What do 20-somethings think when they think of “nuclear weapons”?
Most I know, myself included, think of random cultural references like
old black-and-white mushroom cloud videos, zany ’80s sci-fi flicks,
maybe our high school English readings of “Brave New World” or G.W.’s
infamous mispronunciation. Even though it’s still a hot topic on the
international stage — a la Obama’s meeting
last week in Moscow with Russian President Dmitry Medvedev about
reducing nuclear weapons worldwide — it seems most of us spend little
time stressing about anything atomic.
So it’s tough to swallow that the threat of devastating nuclear
attack somewhere in the world looms large as long as states continue to
produce nuclear weapons — the United States included. A huge movement
of people have been working in waves since the ’50s to prevent nuclear
war and pressure the U.S. government to dismantle its nuclear systems.

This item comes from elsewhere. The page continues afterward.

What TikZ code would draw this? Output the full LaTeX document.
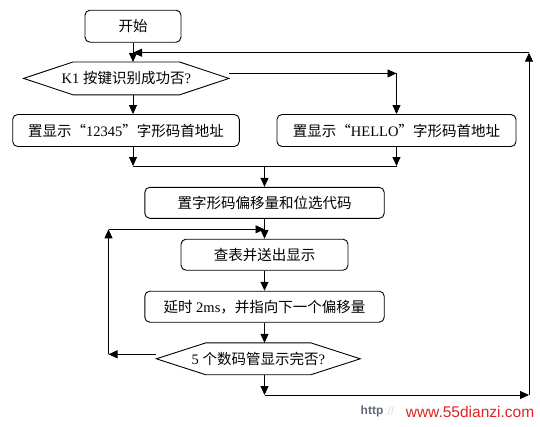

Alice Walker, of CODEPINK NYC, has been a leader in the anti-nuclear
movement and now serves as the New York director of the Nuclear Peace
Age Foundation and a co-founder of Abolition 2000. She just penned this
great piece for CounterPunch critiquing Obama’s meeting with Medvedev and the challenge of changing the nuclear paradigm.
It seems the nuclear conversation now is not that of bomb shelters
and post-apocalyptic fantasies but of wheeling and dealing, a
bargaining chip of fear and “I’m badder than you.” What do you think of
the U.S.’ role in the nuclear conversation?